Just when I, among many hopeful young Malaysians, thought we would read of widespread reform in a new Malaysia, more disheartening details were laid out, with Mahathir continuing to say:
“Malays still needed assistance in the availability of scholarships to study overseas.For example, when I was in the UK, I met a number of Chinese students. They were there because their fathers, their parents were able to pay for their studies there. But I find that Malay parents, by and large, cannot afford to have university education for their children.”
Mahathir said the Chinese were largely in business and that “in business, you can make tonnes of money”. In contrast, he said, the Malays were largely civil servants and wage earners who could not afford to send their children to university.
I beg to differ with our Prime Minister as this is an utterly backward perception. He makes sweeping generalisations about Malays being poor and unable to afford quality education for their children. While it is true that most of the families who are able to send their children overseas for education are Chinese, the Prime Minister should make no mistake: NOT all Chinese are well-off – the Chinese who cannot afford quality education are the ones who, by the very fact that they are in the lower income bracket, do not have their concerns raised and heard in much of our political discourse.
As such, the affirmative action policies have done more harm than good to the poorer Chinese, particularly as public education admissions are rationed to Malays with priority, depriving otherwise industrious and bright Chinese youths of a chance to develop their full potential in a wholly pro-Malay system. Over the long run, this will drive many capable people who happen to be Chinese out of a unified local labour market or out of the country altogether, leading to what economists pejoratively call a country’s “brain drain”. Worse still, and more fundamentally, it breeds and fuels resentment, and resentment only leads to more tension and conflict between the races in our society.
Don’t judge a book by its cover!
A person’s poverty or wealth is not inextricably tied to the colour of their skin, so don’t judge a book by its cover!
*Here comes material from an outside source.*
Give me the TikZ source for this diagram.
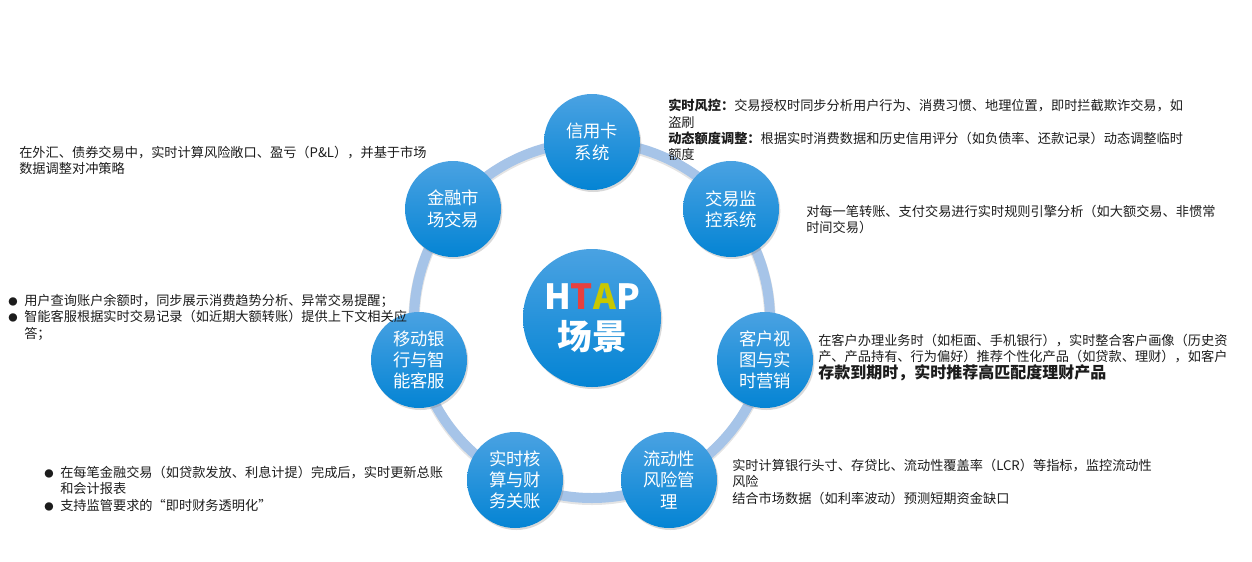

Students who are able to study overseas are not necessarily from families that are wealthy; more so, it is a result of the enormous value that some families place on their children’s education. This has been my experience being born into a low or medium income family. And from what I have experienced and seen, my peers and friends around me have found that studying overseas is definitely not an easy journey. It comes with the colloquial blood, sweat and tears every step of the way.
Many parents make many sacrifices, save every single penny they can, whether by getting a loan, refinancing their house, moving to a smaller house, withdrawing their EPF money, driving a second-hand car, or tightening their living allowances, are among many measures taken. It doesn’t only apply to students who study overseas but students in private colleges in Malaysia enrolled in external programmes.
Reform and provide quality education for all
So, the question is, why would the wage-earner parents sacrifice so much to send their children for overseas education or to private colleges? It is about quality education. It is the general perception of our society and the increasingly prevalent view held by employers that applicants with an overseas university degree are more qualified than applicants with locally awarded degrees. The problem is more indicative of a general negative regard that Malaysian employers have towards our national education. Reform needs to be implemented so that our education can be seen as on par with that of the countries to which so many of our disenfranchised students flock.
So why should race have a role to play in the education system? Do race and quality education intertwine? Why would there be a need for special privileges when we know that the problem runs more than skin deep?
In my humble opinion, every student should be treated equally as quality education should be enjoyed by every young Malaysian regardless of race or religion.
Instead of having special privileges, systemic reform is much needed by the government in achieving an inclusive and quality education for all. The government should aim to provide equal access for all, and eliminate gender, race or wealth disparities in the vision of quality education which is also one of the Sustainable Development Goals (SDGs) (Goal 4) for which we ought to strive.
WRITER: Teoh King Men is a law graduate and youth advocate.